Do all profiles benefit from the current market dynamics?
More or less. The sports event industry needs juniors who can show some experience. There is a whole generation of newcomers who are going to be trained quickly in the sports business. I often say that years count twice in the organising committee of a major sports event. And, of course, the more hierarchical profiles, the very experienced project managers.
What are the salaries like?
They are decent, but not exceptional. The world of events and sports authorities remains a conglomerate of small and medium-sized companies. Remuneration is lower than in the luxury industry, for example, or in the large digital groups. But the talent now has the power, because there is not enough of it.
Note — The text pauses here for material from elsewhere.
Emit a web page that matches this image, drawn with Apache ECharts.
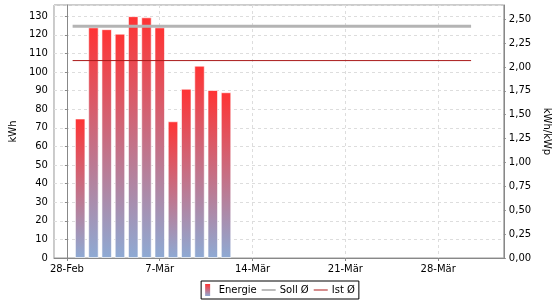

This situation will push up salaries.
Is the job market as dynamic as it is in the sports sector?
There are things going on at the moment. At FIFA, for example. It recently relocated an office to Paris. This desire to set up a sort of foreign affairs ministry in France is not innocent. It will create jobs. Today, the office has about forty people, but we can imagine that the number of staff will increase.
Major sports events are changing, particularly under the impetus of the IOC, and are becoming more sustainable and responsible. Does this evolution affect the job market?
Of course it does. The IOC has driven the movement by emphasising the sustainability and legacy of the Olympic Games. London 2012 was the first edition where legacy was integrated into the preparation of the Games. Paris 2024 is now following suit. This evolution is creating new jobs, in the fields of CSR, impact and legacy.
The Paris 2024 OCOG has announced a policy of savings, to cope with inflation and stay within its budget. Will it have an impact on employment?
It will have an impact on salaries. The OCOG put in place a precise and regulated salary scale very early on. It is monitored by a state financial controller. But the tensions in the labour market can lead to budget overruns. Few people have yet realised this, but the power is now in the hands of the talent and the business experts. It is no longer in the hands of companies, institutions and organisations. I’ve seen top production managers come through who wouldn’t take a pay cut to work in sport, even for a one-off event.